** begin Source material **
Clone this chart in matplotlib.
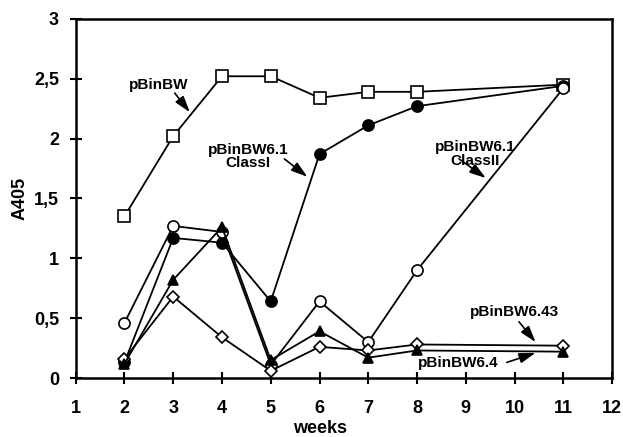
import matplotlib
matplotlib.use("Agg")
import matplotlib.pyplot as plt

plt.rcParams['font.family'] = ['Liberation Sans', 'DejaVu Sans']
plt.rcParams['font.weight'] = 'bold'

weeks = [2, 3, 4, 5, 6, 7, 8, 11]
pbinbw = [1.35, 2.02, 2.52, 2.52, 2.34, 2.39, 2.39, 2.45]
class1 = [0.13, 1.17, 1.13, 0.64, 1.87, 2.11, 2.27, 2.44]
class2 = [0.46, 1.27, 1.22, 0.11, 0.64, 0.30, 0.90, 2.42]
bw64 = [0.12, 0.82, 1.26, 0.15, 0.39, 0.17, 0.23, 0.22]
bw643 = [0.16, 0.68, 0.34, 0.06, 0.26, 0.23, 0.28, 0.27]

fig = plt.figure(figsize=(6.23, 4.37), dpi=100)
ax = fig.add_axes([0.1215, 0.135, 0.861, 0.822])

# square series first so the circles sit on top at week 11
kw = dict(color='black', linewidth=1.3, markeredgewidth=1.2)
ax.plot(weeks, pbinbw, marker='s', markerfacecolor='white', markersize=8, **kw)
ax.plot(weeks, class1, marker='o', markerfacecolor='black', markersize=8, **kw)
ax.plot(weeks, class2, marker='o', markerfacecolor='white', markersize=8, **kw)
ax.plot(weeks, bw643, marker='D', markerfacecolor='white', markersize=6, **kw)
ax.plot(weeks, bw64, marker='^', markerfacecolor='black', markersize=7.5, **kw)

ax.set_xlim(1, 12)
ax.set_ylim(0, 3)
ax.set_xticks(range(1, 13))
ax.set_yticks([0, 0.5, 1, 1.5, 2, 2.5, 3])
ax.set_yticklabels(['0', '0,5', '1', '1,5', '2', '2,5', '3'])
ax.tick_params(direction='inout', length=8, width=1.5, labelsize=13)
ax.tick_params(axis='x', pad=12)
ax.tick_params(axis='y', pad=8)
for lbl in ax.get_xticklabels() + ax.get_yticklabels():
    lbl.set_fontweight('bold')
for s in ax.spines.values():
    s.set_linewidth(1.8)

ax.set_ylabel('A405', fontsize=13, fontweight='bold', labelpad=4)
ax.set_xlabel('weeks', fontsize=13, fontweight='bold', va='top')
ax.xaxis.set_label_coords(0.455, -0.118)

arrow = dict(arrowstyle='-|>,head_length=0.7,head_width=0.22', color='black',
             lw=1.2, mutation_scale=14, shrinkA=0, shrinkB=0)
tk = dict(fontsize=11, fontweight='bold', ha='center', va='center', linespacing=0.95)
ax.annotate('', xy=(3.34, 2.22), xytext=(3.03, 2.38), arrowprops=arrow)
ax.text(2.70, 2.45, 'pBinBW', **tk)
ax.annotate('', xy=(5.75, 1.68), xytext=(5.28, 1.83), arrowprops=arrow)
ax.text(4.53, 1.85, 'pBinBW6.1\nClassI', **tk)
ax.annotate('', xy=(9.41, 1.67), xytext=(8.86, 1.83), arrowprops=arrow)
ax.text(9.19, 1.87, 'pBinBW6.1\nClassII', **tk)
ax.annotate('', xy=(10.43, 0.30), xytext=(10.09, 0.47), arrowprops=arrow)
ax.text(10.0, 0.55, 'pBinBW6.43', **tk)
ax.annotate('', xy=(10.43, 0.21), xytext=(9.84, 0.13), arrowprops=arrow)
ax.text(8.84, 0.125, 'pBinBW6.4', **tk)

fig.savefig('out.png', dpi=100)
** end Source material **
[Task prompt]: Make an exact copy of the data above, pictures excluded.

[Output below]:
Clone this chart in matplotlib.
import matplotlib
matplotlib.use("Agg")
import matplotlib.pyplot as plt

plt.rcParams['font.family'] = ['Liberation Sans', 'DejaVu Sans']
plt.rcParams['font.weight'] = 'bold'

weeks = [2, 3, 4, 5, 6, 7, 8, 11]
pbinbw = [1.35, 2.02, 2.52, 2.52, 2.34, 2.39, 2.39, 2.45]
class1 = [0.13, 1.17, 1.13, 0.64, 1.87, 2.11, 2.27, 2.44]
class2 = [0.46, 1.27, 1.22, 0.11, 0.64, 0.30, 0.90, 2.42]
bw64 = [0.12, 0.82, 1.26, 0.15, 0.39, 0.17, 0.23, 0.22]
bw643 = [0.16, 0.68, 0.34, 0.06, 0.26, 0.23, 0.28, 0.27]

fig = plt.figure(figsize=(6.23, 4.37), dpi=100)
ax = fig.add_axes([0.1215, 0.135, 0.861, 0.822])

# square series first so the circles sit on top at week 11
kw = dict(color='black', linewidth=1.3, markeredgewidth=1.2)
ax.plot(weeks, pbinbw, marker='s', markerfacecolor='white', markersize=8, **kw)
ax.plot(weeks, class1, marker='o', markerfacecolor='black', markersize=8, **kw)
ax.plot(weeks, class2, marker='o', markerfacecolor='white', markersize=8, **kw)
ax.plot(weeks, bw643, marker='D', markerfacecolor='white', markersize=6, **kw)
ax.plot(weeks, bw64, marker='^', markerfacecolor='black', markersize=7.5, **kw)

ax.set_xlim(1, 12)
ax.set_ylim(0, 3)
ax.set_xticks(range(1, 13))
ax.set_yticks([0, 0.5, 1, 1.5, 2, 2.5, 3])
ax.set_yticklabels(['0', '0,5', '1', '1,5', '2', '2,5', '3'])
ax.tick_params(direction='inout', length=8, width=1.5, labelsize=13)
ax.tick_params(axis='x', pad=12)
ax.tick_params(axis='y', pad=8)
for lbl in ax.get_xticklabels() + ax.get_yticklabels():
    lbl.set_fontweight('bold')
for s in ax.spines.values():
    s.set_linewidth(1.8)

ax.set_ylabel('A405', fontsize=13, fontweight='bold', labelpad=4)
ax.set_xlabel('weeks', fontsize=13, fontweight='bold', va='top')
ax.xaxis.set_label_coords(0.455, -0.118)

arrow = dict(arrowstyle='-|>,head_length=0.7,head_width=0.22', color='black',
             lw=1.2, mutation_scale=14, shrinkA=0, shrinkB=0)
tk = dict(fontsize=11, fontweight='bold', ha='center', va='center', linespacing=0.95)
ax.annotate('', xy=(3.34, 2.22), xytext=(3.03, 2.38), arrowprops=arrow)
ax.text(2.70, 2.45, 'pBinBW', **tk)
ax.annotate('', xy=(5.75, 1.68), xytext=(5.28, 1.83), arrowprops=arrow)
ax.text(4.53, 1.85, 'pBinBW6.1\nClassI', **tk)
ax.annotate('', xy=(9.41, 1.67), xytext=(8.86, 1.83), arrowprops=arrow)
ax.text(9.19, 1.87, 'pBinBW6.1\nClassII', **tk)
ax.annotate('', xy=(10.43, 0.30), xytext=(10.09, 0.47), arrowprops=arrow)
ax.text(10.0, 0.55, 'pBinBW6.43', **tk)
ax.annotate('', xy=(10.43, 0.21), xytext=(9.84, 0.13), arrowprops=arrow)
ax.text(8.84, 0.125, 'pBinBW6.4', **tk)

fig.savefig('out.png', dpi=100)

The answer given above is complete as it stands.